#### Instruction:
Copy each line in the data that includes the word "figure".

#### Data segment:
::::

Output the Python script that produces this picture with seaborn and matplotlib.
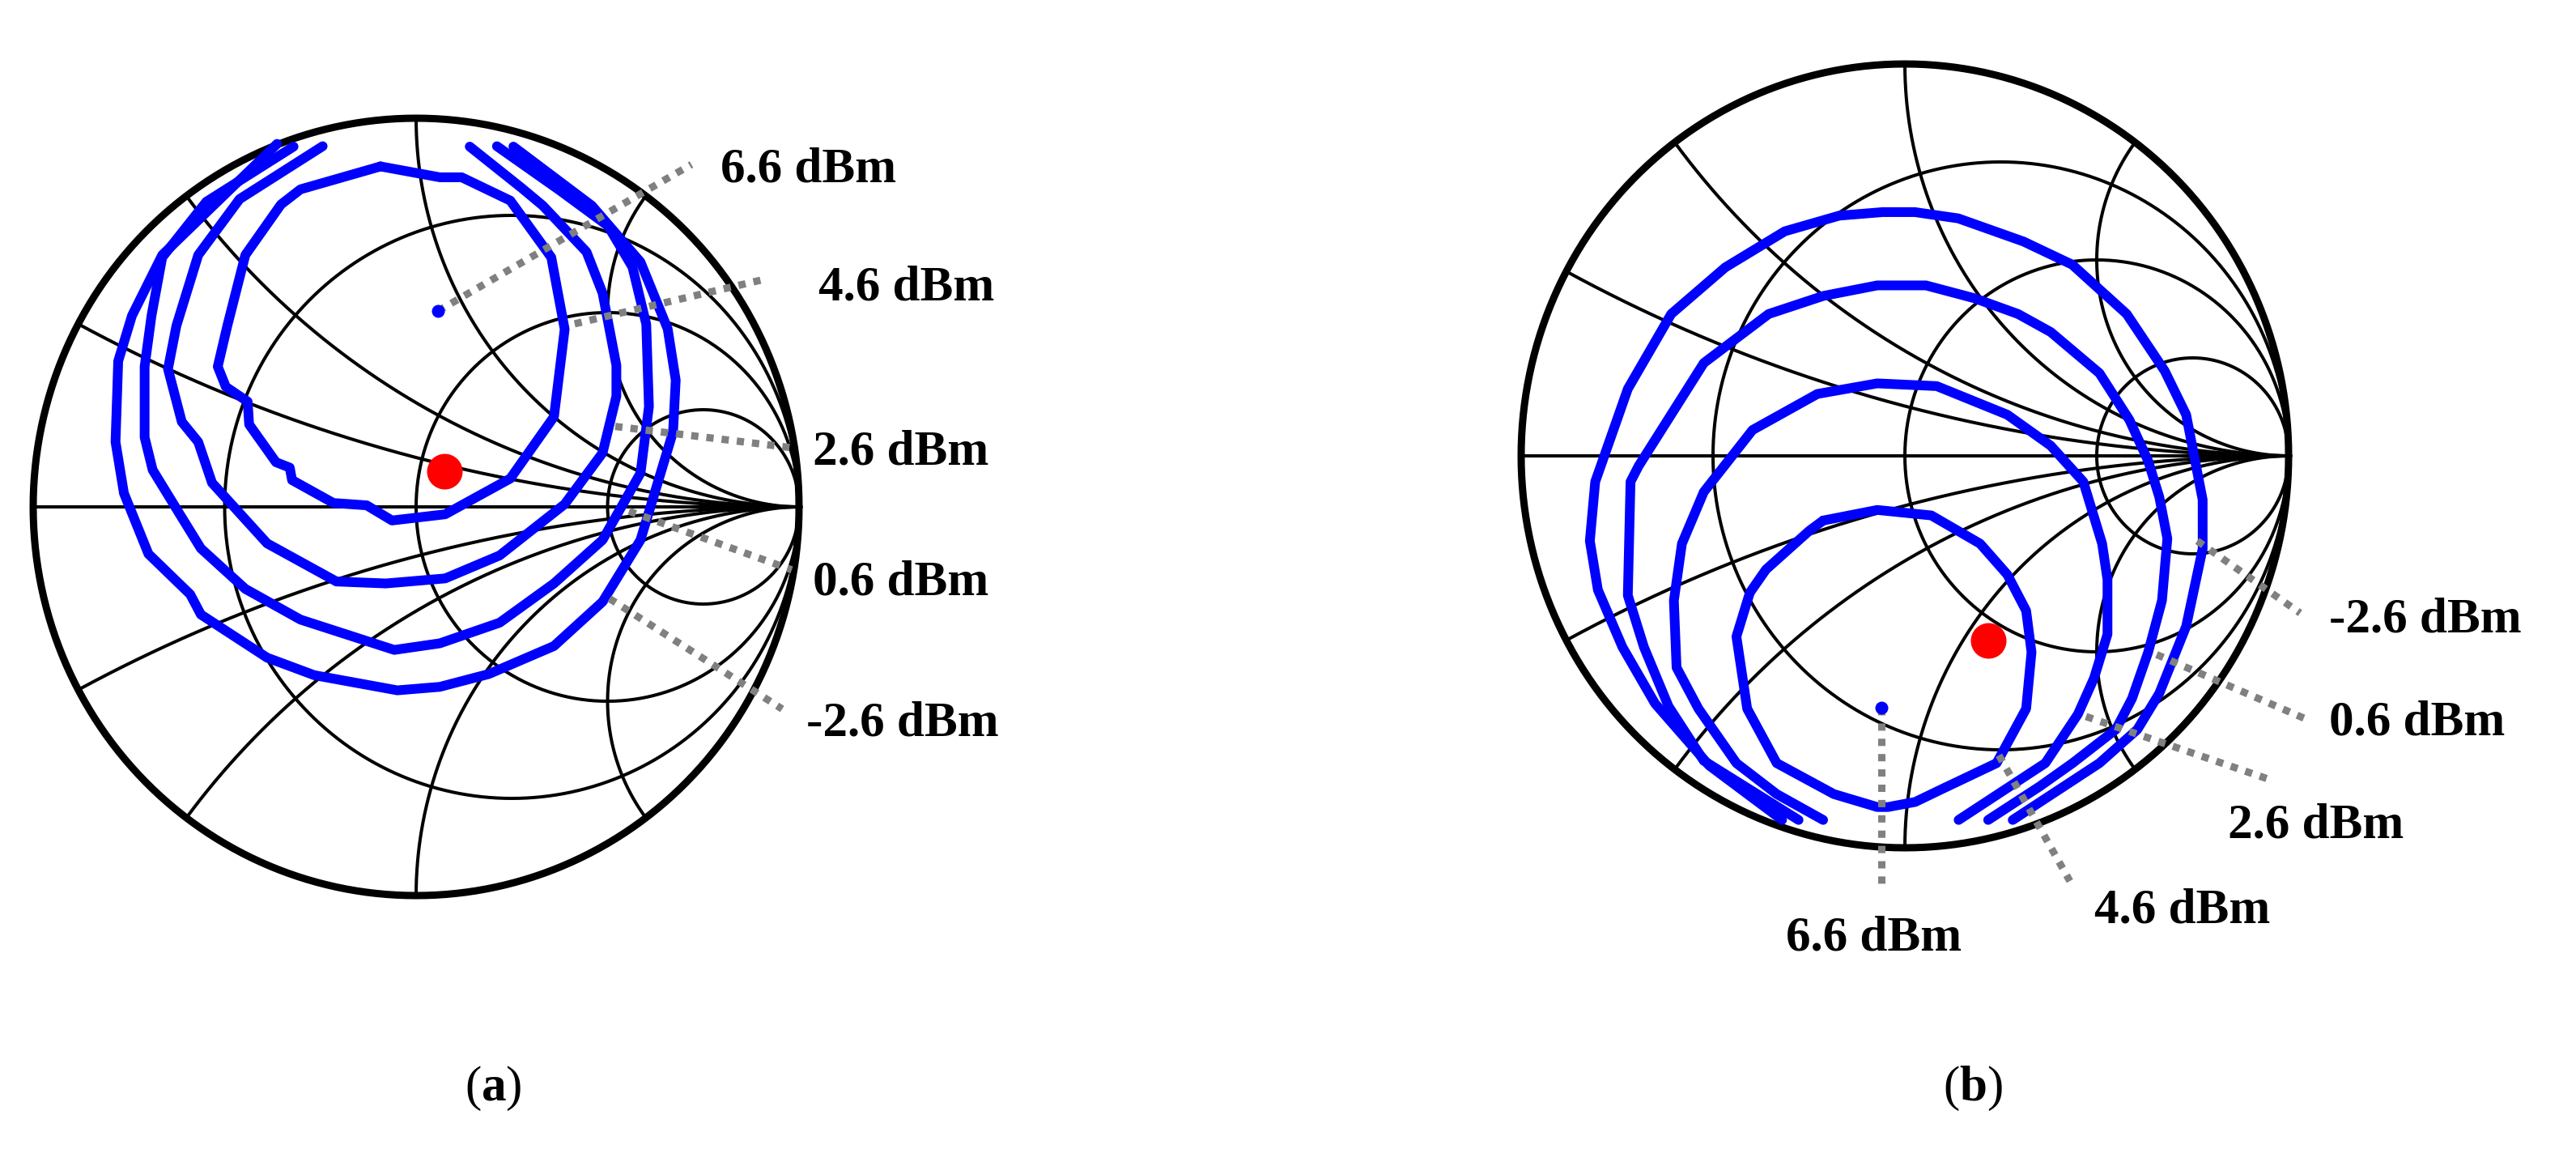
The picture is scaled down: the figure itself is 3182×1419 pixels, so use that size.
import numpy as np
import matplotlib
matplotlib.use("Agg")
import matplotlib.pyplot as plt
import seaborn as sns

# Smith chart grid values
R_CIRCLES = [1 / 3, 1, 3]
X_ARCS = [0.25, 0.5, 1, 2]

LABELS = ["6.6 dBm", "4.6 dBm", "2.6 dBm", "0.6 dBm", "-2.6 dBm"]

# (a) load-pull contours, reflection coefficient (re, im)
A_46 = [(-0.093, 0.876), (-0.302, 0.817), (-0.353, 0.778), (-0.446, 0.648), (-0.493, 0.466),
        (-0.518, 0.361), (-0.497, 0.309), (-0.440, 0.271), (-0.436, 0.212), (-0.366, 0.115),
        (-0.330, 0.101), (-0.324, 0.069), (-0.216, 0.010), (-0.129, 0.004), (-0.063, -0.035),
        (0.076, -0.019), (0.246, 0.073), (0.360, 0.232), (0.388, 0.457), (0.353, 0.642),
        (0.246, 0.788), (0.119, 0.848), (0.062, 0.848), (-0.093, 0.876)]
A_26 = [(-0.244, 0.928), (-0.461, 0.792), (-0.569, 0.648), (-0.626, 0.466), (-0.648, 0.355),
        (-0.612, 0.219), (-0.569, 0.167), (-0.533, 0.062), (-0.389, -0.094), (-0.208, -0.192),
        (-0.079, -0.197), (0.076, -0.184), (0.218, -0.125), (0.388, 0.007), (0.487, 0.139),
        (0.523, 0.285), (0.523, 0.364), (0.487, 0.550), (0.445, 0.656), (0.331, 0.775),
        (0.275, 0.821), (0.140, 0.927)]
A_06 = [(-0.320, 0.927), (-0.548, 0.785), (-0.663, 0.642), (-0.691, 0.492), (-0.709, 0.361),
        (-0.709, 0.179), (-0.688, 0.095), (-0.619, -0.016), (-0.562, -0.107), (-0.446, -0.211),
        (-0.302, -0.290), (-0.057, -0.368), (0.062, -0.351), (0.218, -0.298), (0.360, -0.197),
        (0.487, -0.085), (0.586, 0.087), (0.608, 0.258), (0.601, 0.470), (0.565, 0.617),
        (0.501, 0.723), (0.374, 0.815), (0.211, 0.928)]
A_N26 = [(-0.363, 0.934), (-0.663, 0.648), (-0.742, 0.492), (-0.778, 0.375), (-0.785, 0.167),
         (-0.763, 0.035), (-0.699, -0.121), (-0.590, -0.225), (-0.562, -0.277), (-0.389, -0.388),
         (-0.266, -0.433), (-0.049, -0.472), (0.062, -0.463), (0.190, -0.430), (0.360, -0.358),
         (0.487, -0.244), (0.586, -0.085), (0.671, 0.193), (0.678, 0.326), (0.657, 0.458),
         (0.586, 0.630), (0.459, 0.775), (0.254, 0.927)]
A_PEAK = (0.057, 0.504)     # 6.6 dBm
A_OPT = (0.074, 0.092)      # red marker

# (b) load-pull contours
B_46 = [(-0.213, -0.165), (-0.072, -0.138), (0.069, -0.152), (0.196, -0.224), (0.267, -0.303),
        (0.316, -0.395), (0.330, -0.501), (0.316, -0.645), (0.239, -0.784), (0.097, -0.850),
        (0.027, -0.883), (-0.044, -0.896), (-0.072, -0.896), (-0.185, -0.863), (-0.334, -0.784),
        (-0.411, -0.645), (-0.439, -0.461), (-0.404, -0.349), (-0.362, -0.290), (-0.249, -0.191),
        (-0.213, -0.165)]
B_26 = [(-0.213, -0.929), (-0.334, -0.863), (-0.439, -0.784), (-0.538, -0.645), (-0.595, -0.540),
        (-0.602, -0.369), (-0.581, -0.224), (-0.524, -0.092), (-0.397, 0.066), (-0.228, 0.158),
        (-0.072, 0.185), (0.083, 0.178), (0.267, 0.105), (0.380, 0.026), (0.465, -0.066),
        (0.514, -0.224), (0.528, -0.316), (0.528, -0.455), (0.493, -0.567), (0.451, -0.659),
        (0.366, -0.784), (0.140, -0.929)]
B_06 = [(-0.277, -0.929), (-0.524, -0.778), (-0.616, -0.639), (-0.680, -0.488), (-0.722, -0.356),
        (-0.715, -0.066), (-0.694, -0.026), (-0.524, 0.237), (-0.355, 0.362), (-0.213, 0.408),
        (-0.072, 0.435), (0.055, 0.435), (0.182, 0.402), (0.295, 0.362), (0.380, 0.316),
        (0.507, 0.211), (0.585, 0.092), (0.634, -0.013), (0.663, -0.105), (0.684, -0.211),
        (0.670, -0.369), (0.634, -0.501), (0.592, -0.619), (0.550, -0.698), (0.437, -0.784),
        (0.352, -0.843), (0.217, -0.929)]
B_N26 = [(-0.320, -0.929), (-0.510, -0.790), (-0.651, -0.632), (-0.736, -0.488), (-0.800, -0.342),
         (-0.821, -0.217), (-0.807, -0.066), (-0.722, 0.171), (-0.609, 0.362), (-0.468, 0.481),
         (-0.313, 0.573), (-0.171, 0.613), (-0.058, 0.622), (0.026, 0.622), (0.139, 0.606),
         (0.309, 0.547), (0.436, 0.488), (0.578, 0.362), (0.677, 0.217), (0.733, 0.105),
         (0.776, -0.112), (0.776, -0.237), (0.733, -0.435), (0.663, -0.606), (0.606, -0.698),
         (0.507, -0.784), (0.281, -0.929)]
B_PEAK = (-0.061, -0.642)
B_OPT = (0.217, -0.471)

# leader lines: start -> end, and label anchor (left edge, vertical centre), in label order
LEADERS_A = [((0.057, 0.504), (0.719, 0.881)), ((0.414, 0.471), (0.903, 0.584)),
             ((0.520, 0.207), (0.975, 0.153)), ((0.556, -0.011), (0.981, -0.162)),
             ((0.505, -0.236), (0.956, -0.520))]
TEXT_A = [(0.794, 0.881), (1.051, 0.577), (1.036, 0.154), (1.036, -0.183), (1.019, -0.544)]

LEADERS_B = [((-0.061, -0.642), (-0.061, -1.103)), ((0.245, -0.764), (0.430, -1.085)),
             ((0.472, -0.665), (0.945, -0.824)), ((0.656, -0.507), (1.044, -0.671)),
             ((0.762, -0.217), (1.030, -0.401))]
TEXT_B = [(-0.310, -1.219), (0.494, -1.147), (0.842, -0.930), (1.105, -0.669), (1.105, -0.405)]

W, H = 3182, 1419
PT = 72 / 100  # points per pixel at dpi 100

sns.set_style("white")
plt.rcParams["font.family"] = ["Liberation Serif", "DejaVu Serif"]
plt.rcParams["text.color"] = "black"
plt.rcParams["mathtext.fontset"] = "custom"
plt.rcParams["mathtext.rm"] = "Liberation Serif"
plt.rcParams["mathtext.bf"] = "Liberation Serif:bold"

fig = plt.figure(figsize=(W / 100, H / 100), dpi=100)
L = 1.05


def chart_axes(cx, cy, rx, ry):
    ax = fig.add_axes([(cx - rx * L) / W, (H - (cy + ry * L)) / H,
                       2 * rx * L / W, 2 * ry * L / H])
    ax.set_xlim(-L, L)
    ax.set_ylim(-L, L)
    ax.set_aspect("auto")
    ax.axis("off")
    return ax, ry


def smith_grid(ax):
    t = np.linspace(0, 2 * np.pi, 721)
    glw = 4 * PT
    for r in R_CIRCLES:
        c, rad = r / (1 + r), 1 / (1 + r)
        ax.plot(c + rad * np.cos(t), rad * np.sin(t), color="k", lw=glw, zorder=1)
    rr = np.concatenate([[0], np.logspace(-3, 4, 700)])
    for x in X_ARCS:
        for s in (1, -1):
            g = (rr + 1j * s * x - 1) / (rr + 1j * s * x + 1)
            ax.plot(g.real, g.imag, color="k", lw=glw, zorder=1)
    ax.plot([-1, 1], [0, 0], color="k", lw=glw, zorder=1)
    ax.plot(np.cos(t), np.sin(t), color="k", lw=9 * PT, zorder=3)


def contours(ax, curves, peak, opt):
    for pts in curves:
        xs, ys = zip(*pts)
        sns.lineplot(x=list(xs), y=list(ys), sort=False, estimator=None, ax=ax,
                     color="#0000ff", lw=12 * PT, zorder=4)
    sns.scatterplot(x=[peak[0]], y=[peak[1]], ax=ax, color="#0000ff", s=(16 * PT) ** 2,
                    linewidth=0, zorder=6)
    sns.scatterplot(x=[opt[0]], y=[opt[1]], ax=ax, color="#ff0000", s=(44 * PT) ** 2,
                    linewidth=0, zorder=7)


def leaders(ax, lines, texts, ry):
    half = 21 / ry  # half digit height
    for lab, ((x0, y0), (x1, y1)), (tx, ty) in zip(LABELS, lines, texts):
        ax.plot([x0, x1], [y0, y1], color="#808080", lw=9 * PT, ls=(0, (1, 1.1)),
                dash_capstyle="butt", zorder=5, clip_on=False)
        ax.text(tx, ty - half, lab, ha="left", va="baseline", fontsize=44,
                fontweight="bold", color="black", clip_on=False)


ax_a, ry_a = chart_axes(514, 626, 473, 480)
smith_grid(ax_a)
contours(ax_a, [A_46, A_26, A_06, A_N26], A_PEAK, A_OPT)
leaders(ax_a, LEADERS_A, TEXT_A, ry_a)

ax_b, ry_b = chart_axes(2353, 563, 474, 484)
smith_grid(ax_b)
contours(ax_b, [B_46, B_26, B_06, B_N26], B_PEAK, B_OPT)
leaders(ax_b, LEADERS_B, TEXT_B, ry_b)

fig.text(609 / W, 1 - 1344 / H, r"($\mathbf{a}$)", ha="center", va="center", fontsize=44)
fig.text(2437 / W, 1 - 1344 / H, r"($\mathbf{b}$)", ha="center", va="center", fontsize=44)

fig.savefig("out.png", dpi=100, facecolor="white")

::::

#### Answer to the exercise:
The picture is scaled down: the figure itself is 3182×1419 pixels, so use that size.
fig = plt.figure(figsize=(W / 100, H / 100), dpi=100)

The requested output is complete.